What to look for if you want serious religious fantasy
If you are choosing your next read, it helps to know what kind of religious material you actually want. Some readers want clerics, relics, prophecy, and visible miracles. Others want the harsher architecture of belief: schisms, inquisitions, saint cults, political theology, and rulers who claim divine sanction while the realm starves.
Look first at whether the religion changes ordinary life in the story. Are there feast days, mourning rites, sacred taboos, legal oaths, burial customs? Then look at whether the faith has internal diversity. A believable religion is not monolithic. It will have reformers, opportunists, mystics, literalists, doubters, and those who obey publicly while collapsing inwardly. Finally, look at cost. If nobody risks anything for belief – status, safety, love, life – then the religious element is probably ornamental.
This is one reason darker epic fantasy often handles the material well. The genre already understands compromise, inheritance, and institutional violence. When faith enters that framework, it can produce stories of unusual force. Worlds forged in rebellion and ruled through contested legitimacy are fertile ground for sacred conflict. In that space, theology is not a lecture. It is a blade placed at the throat of power.
The danger of shallow religious aesthetics
There is, of course, a weaker version of this trend. Some fantasy borrows religious imagery because it feels ancient and solemn – cathedrals, vestments, martyrdom, crusading language – but never builds the moral or social machinery beneath the surface. The result can still be stylish, but it rarely lingers.
Shallow treatment becomes most obvious when religion appears only to justify villains. If every priest is corrupt and every believer is naive, the story gains immediate clarity but loses truth. Real faith traditions, even imagined ones, persist because they answer human needs that power alone cannot satisfy. They bind grief into ritual. They impose order on chaos. They offer mercy, terror, transcendence, and belonging. Remove those functions, and religion becomes a costume.
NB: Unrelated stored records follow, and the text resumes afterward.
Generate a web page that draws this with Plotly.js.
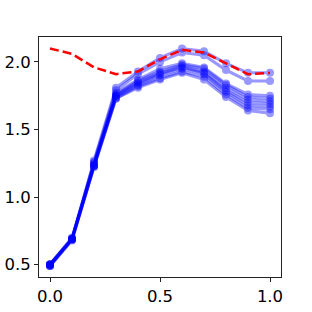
<!DOCTYPE html>
<html>
<head>
<meta charset="utf-8">
<script src="https://cdn.plot.ly/plotly-3.0.1.min.js"></script>
<style>html,body{margin:0;padding:0;background:#fff;}#chart{width:312px;height:312px;}</style>
</head>
<body>
<div id="chart"></div>
<script>
const xValues = [0.0, 0.1, 0.2, 0.3, 0.4, 0.5, 0.6, 0.7, 0.8, 0.9, 1.0];
const redLine = [2.10, 2.06, 1.96, 1.91, 1.93, 2.02, 2.09, 2.07, 1.99, 1.91, 1.92];
const blue1 = [0.50, 0.69, 1.27, 1.81, 1.93, 2.03, 2.10, 2.08, 1.99, 1.92, 1.92];
const blue2 = [0.50, 0.69, 1.26, 1.79, 1.91, 2.00, 2.07, 2.05, 1.94, 1.86, 1.86];
const blue3 = [0.50, 0.70, 1.25, 1.77, 1.87, 1.95, 1.99, 1.96, 1.84, 1.76, 1.75];
const blue4 = [0.50, 0.69, 1.24, 1.76, 1.86, 1.93, 1.98, 1.95, 1.83, 1.74, 1.73];
const blue5 = [0.49, 0.69, 1.24, 1.75, 1.85, 1.92, 1.97, 1.93, 1.81, 1.72, 1.71];
const blue6 = [0.49, 0.68, 1.23, 1.75, 1.84, 1.91, 1.96, 1.92, 1.79, 1.70, 1.69];
const blue7 = [0.50, 0.69, 1.23, 1.74, 1.83, 1.90, 1.95, 1.91, 1.78, 1.68, 1.67];
const blue8 = [0.49, 0.68, 1.22, 1.73, 1.82, 1.88, 1.93, 1.89, 1.76, 1.66, 1.65];
const blue9 = [0.50, 0.69, 1.23, 1.73, 1.81, 1.87, 1.92, 1.87, 1.74, 1.64, 1.62];
const blueSeries = [blue1, blue2, blue3, blue4, blue5, blue6, blue7, blue8, blue9];
const xTicks = [0.0, 0.5, 1.0];
const xTickLabels = ["0.0", "0.5", "1.0"];
const yTicks = [0.5, 1.0, 1.5, 2.0];
const yTickLabels = ["0.5", "1.0", "1.5", "2.0"];

const traces = blueSeries.map(ys => ({
  x: xValues, y: ys, type: 'scatter', mode: 'lines+markers',
  line: {color: '#0000ff', width: 3},
  marker: {color: '#0000ff', size: 8},
  opacity: 0.4, showlegend: false, hoverinfo: 'skip'
}));
traces.push({
  x: xValues, y: redLine, type: 'scatter', mode: 'lines',
  line: {color: '#ff0000', width: 2.5, dash: '9px,4px'},
  showlegend: false, hoverinfo: 'skip'
});

const axisCommon = {
  showgrid: false, zeroline: false, showline: true, mirror: true,
  linecolor: '#222', linewidth: 1, ticks: 'outside', ticklen: 4, tickwidth: 1,
  tickcolor: '#222', tickfont: {family: 'DejaVu Sans', size: 16.5, color: '#000'}
};
const layout = {
  width: 312, height: 312,
  margin: {l: 39, r: 31, t: 37, b: 35},
  paper_bgcolor: '#fff', plot_bgcolor: '#fff',
  xaxis: Object.assign({}, axisCommon, {range: [-0.05, 1.05], tickvals: xTicks, ticktext: xTickLabels}),
  yaxis: Object.assign({}, axisCommon, {range: [0.408, 2.185], tickvals: yTicks, ticktext: yTickLabels})
};
Plotly.newPlot('chart', traces, layout, {staticPlot: true, displayModeBar: false});
</script>
</body>
</html>
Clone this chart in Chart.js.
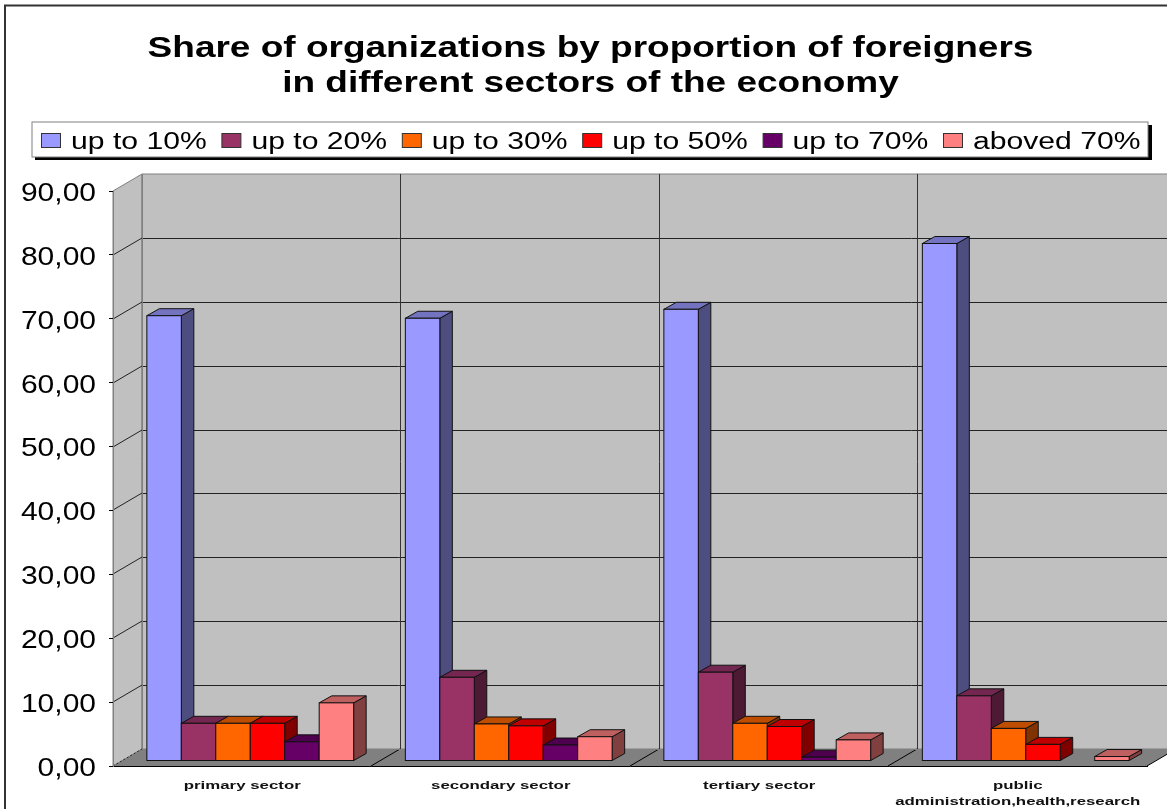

Serious fantasy does better. It recognizes that sanctity and domination can share a sanctuary. It recognizes that institutions built to preserve meaning can become engines of fear without ceasing to be meaningful to the people inside them. That tension is where the genre becomes worthy of rereading.
Why these stories matter now
Not because fantasy must imitate real history point for point, and not because every reader wants theology at the center of a novel. They matter because religion remains one of the oldest languages humans have for obligation, sacrifice, legitimacy, and hope. Any genre concerned with kingdoms, war, prophecy, and the fate of souls is already standing near that fire.
For readers who want more than adventure, fantasy books with religious themes offer a rarer reward. They do not simply ask who will win. They ask what kind of order deserves to survive, what price holiness demands when institutions rot, and whether belief can remain pure once it enters the machinery of rule.
That is where fantasy begins to feel less like escapism and more like witness. And when a writer handles it with patience and severity, the result is not merely immersive. It feels inherited, as if the world existed long before the first page and will go on judging its people long after the last.
If that is the kind of fantasy you seek, follow the books where faith leaves scars on the map. Those are the worlds that remember you after you close them.